_DIRECTIVE_
Please retype the records below exactly, from the first line through the line containing "y_ticks = [0.0, 0.25, 0.5, 0.75, 1.0]", and leave out any pictures.

_INFORMATION SUPPLIED_

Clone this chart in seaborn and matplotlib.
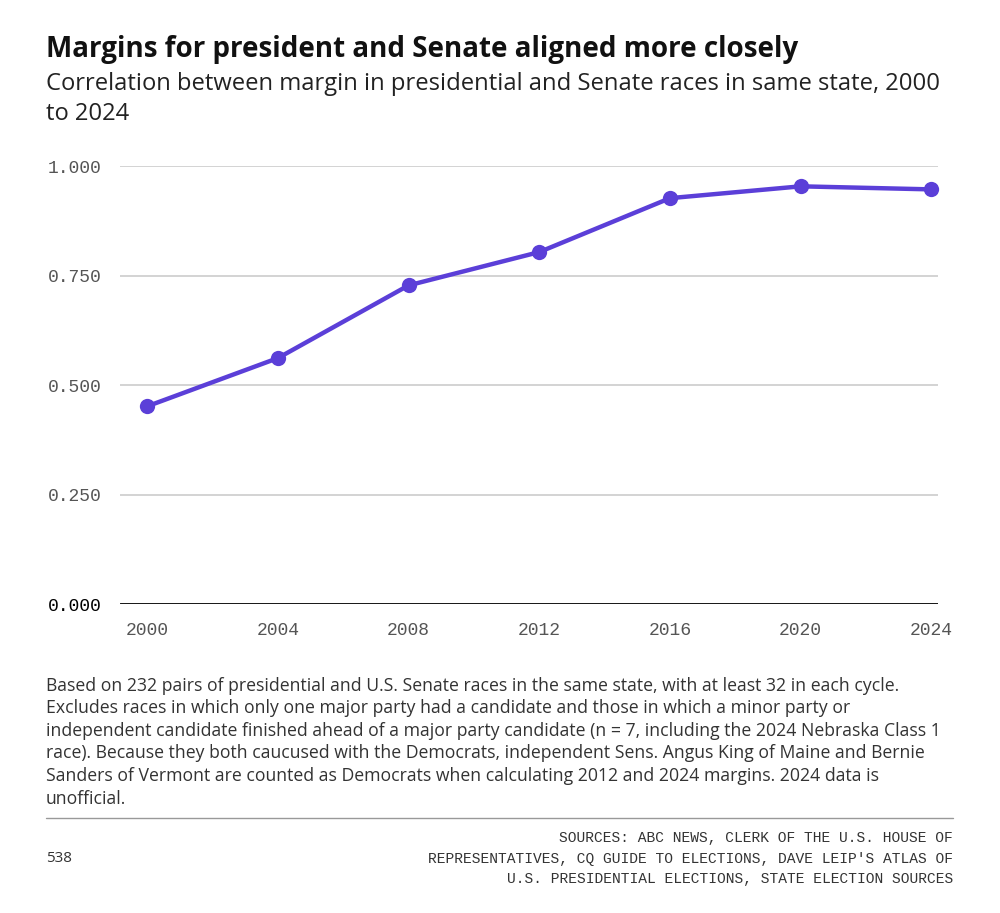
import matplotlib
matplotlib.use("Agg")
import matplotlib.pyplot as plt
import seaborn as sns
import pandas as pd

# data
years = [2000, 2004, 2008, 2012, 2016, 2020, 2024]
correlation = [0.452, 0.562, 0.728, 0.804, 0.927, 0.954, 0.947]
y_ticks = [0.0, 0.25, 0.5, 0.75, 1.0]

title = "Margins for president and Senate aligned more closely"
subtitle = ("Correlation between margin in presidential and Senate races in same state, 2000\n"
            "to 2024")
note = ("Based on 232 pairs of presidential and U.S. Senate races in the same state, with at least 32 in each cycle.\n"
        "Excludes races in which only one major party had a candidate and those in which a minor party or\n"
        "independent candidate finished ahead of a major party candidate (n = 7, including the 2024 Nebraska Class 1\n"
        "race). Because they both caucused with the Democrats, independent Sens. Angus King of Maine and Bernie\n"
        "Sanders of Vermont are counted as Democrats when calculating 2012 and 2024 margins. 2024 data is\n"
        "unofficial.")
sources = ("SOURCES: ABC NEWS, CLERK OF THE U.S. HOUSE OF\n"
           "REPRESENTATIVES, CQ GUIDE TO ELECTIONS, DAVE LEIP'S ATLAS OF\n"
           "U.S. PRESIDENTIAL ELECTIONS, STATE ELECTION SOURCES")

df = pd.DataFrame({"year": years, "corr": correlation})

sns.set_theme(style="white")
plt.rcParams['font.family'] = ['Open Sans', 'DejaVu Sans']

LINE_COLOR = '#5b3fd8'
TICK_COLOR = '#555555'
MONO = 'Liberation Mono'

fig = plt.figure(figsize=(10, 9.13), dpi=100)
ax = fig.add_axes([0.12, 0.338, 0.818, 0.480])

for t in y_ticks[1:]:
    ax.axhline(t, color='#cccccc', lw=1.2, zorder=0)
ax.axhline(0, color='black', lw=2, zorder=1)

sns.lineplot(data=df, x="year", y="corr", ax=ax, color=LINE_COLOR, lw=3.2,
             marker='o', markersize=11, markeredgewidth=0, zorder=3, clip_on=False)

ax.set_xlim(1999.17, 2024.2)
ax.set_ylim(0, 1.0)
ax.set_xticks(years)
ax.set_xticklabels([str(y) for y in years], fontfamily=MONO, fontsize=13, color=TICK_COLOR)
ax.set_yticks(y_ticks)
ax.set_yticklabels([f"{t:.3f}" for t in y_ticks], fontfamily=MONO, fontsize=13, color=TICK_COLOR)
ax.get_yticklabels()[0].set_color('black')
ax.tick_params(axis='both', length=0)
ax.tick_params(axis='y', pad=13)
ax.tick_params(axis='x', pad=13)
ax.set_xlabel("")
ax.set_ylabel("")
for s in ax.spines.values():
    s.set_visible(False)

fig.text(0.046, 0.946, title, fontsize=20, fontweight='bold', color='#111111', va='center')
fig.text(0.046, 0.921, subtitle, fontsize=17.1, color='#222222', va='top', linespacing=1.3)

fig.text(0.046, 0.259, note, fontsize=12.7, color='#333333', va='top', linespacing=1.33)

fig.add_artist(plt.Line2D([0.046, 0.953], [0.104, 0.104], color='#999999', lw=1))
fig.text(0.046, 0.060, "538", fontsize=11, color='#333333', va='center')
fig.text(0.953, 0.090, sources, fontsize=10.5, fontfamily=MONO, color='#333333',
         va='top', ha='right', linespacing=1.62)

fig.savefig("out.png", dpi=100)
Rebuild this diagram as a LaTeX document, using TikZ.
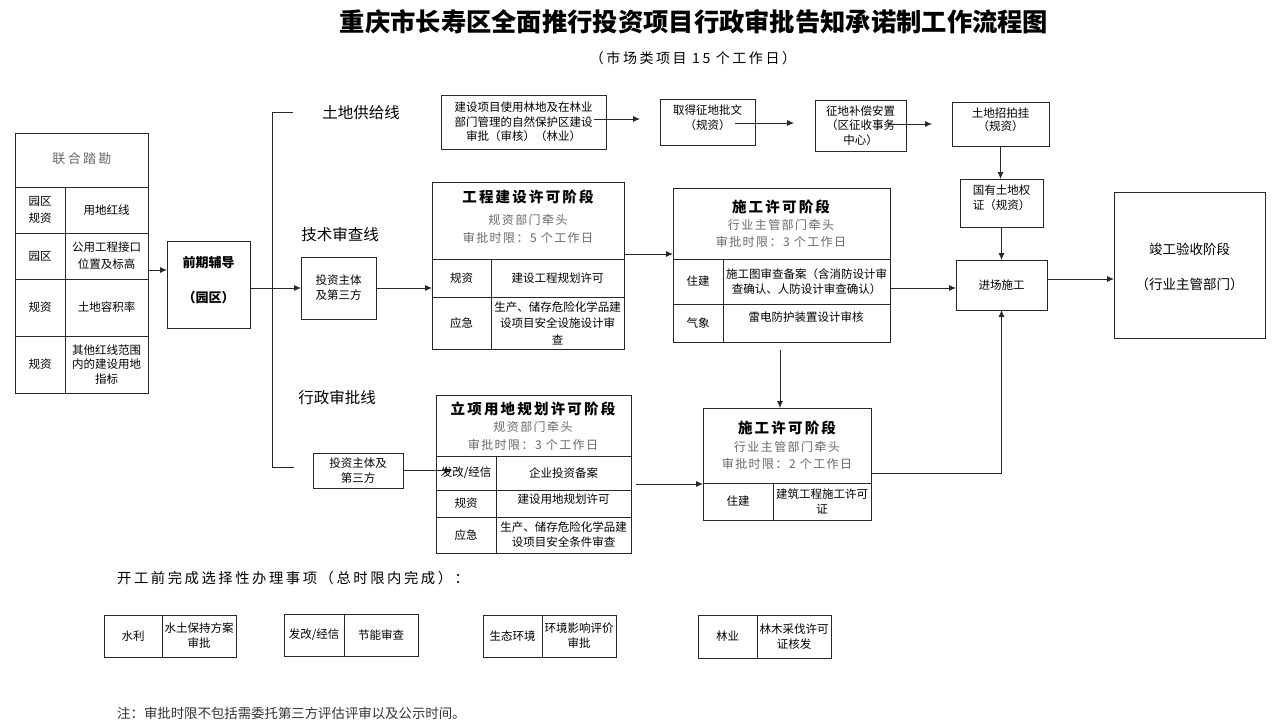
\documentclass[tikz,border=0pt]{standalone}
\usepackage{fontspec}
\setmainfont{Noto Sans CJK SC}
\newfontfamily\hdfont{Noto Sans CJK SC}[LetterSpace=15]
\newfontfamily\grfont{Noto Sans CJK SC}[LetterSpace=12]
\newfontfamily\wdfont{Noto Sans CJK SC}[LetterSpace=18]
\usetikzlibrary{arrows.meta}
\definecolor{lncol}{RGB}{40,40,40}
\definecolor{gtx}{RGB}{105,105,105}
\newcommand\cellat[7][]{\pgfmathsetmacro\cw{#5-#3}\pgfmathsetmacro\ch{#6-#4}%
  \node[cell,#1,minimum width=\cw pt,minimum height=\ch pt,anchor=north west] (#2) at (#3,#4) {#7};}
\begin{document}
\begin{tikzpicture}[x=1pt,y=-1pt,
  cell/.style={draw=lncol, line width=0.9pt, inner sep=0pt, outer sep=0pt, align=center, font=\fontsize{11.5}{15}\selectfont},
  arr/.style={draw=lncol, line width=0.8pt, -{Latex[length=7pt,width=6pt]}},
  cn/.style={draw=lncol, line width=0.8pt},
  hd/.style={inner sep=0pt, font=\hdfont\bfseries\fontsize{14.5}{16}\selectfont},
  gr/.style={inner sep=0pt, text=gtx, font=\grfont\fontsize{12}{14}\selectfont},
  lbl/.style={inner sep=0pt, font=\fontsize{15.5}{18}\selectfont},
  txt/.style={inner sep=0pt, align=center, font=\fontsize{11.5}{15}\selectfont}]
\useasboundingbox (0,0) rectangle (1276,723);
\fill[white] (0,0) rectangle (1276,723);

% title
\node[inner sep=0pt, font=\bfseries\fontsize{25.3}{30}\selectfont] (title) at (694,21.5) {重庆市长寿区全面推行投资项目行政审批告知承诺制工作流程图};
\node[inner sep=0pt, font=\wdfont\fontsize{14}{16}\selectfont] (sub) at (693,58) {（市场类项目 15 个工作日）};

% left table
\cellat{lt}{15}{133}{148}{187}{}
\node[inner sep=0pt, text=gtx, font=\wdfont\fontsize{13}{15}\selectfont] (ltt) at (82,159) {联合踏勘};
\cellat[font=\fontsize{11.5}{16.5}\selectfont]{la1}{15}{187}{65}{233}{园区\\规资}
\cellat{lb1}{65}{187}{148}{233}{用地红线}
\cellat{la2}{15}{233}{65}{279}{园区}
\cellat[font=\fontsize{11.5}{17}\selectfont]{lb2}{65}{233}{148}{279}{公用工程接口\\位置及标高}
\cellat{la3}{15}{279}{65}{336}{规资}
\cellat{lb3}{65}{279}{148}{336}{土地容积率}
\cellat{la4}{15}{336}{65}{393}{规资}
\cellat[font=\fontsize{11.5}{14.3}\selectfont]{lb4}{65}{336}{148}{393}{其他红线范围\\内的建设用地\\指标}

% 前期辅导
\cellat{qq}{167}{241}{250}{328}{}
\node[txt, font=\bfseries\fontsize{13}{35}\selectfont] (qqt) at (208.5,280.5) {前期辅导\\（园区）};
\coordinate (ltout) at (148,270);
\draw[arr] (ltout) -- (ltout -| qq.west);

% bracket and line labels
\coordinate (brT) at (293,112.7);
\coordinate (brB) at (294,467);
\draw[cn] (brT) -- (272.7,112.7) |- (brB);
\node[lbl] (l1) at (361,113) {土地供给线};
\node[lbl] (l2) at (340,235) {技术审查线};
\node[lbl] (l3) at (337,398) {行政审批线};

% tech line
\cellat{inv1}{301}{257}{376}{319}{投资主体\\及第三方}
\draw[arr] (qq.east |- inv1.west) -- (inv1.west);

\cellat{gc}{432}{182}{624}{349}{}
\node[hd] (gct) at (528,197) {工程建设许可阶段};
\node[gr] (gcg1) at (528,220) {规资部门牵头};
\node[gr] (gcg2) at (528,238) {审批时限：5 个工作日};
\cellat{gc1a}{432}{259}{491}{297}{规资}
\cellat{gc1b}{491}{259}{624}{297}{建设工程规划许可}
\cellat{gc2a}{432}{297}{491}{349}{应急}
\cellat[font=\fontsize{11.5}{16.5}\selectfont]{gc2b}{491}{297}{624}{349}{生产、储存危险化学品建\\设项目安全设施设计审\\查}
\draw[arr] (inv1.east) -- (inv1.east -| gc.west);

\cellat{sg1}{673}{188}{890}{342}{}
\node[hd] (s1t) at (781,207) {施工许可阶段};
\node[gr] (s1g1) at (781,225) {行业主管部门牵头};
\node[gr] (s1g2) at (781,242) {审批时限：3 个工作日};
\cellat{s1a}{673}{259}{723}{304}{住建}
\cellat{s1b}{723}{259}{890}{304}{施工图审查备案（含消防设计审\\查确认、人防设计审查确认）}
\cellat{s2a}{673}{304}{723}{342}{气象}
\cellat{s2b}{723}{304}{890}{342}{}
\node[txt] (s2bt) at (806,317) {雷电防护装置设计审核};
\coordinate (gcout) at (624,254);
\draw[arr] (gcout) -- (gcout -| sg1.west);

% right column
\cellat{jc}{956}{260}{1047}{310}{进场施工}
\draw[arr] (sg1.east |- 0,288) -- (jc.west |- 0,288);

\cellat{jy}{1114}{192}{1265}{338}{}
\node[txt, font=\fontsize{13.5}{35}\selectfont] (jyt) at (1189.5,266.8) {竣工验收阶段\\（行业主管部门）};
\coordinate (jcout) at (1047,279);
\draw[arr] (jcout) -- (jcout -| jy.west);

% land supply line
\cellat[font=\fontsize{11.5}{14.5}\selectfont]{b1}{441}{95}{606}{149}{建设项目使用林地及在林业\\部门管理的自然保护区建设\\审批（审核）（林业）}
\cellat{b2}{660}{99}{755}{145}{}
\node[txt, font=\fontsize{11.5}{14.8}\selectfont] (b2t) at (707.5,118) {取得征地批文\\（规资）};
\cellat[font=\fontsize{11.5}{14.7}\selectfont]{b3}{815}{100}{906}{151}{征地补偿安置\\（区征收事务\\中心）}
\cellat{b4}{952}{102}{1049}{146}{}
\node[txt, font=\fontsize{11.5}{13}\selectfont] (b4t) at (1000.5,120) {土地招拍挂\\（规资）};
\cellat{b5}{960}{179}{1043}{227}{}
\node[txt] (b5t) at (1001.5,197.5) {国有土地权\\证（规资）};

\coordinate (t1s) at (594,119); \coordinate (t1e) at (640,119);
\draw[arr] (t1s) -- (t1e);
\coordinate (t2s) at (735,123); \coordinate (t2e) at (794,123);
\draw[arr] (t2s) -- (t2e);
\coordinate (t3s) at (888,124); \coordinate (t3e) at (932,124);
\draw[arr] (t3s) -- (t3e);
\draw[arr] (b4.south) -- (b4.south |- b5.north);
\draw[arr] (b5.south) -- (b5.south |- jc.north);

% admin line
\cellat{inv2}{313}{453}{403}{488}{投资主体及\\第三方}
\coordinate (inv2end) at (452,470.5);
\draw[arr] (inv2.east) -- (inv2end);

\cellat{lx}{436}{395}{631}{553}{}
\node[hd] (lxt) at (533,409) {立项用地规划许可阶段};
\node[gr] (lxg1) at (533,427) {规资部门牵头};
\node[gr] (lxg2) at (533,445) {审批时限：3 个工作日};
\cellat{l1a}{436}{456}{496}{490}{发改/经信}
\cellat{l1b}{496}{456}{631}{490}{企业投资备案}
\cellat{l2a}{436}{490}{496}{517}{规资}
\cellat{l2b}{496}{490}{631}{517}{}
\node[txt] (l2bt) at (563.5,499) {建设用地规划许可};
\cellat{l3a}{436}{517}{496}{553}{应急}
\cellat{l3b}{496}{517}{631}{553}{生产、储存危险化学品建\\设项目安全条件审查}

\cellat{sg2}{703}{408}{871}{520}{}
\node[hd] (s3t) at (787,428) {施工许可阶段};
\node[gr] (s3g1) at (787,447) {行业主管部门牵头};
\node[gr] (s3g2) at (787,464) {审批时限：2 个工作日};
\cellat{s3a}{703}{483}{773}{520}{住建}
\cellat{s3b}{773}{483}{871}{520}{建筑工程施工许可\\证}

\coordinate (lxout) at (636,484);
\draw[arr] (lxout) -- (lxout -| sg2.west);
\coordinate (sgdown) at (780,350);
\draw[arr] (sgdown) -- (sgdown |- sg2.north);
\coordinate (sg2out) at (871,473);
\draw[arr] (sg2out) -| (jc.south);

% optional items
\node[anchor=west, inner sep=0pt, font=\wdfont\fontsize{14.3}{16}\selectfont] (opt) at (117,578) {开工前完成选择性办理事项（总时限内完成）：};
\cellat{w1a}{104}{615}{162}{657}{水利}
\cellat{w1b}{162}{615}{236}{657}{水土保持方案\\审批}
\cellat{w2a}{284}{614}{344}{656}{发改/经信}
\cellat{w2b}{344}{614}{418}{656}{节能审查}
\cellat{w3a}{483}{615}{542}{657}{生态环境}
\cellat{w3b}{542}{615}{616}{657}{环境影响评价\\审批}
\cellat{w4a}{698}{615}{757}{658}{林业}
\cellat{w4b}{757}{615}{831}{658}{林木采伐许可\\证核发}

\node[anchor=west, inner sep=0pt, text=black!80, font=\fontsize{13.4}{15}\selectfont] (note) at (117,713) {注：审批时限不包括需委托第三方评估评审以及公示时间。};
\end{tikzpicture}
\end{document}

_EXERCISE RESULT_
Clone this chart in seaborn and matplotlib.
import matplotlib
matplotlib.use("Agg")
import matplotlib.pyplot as plt
import seaborn as sns
import pandas as pd

# data
years = [2000, 2004, 2008, 2012, 2016, 2020, 2024]
correlation = [0.452, 0.562, 0.728, 0.804, 0.927, 0.954, 0.947]
y_ticks = [0.0, 0.25, 0.5, 0.75, 1.0]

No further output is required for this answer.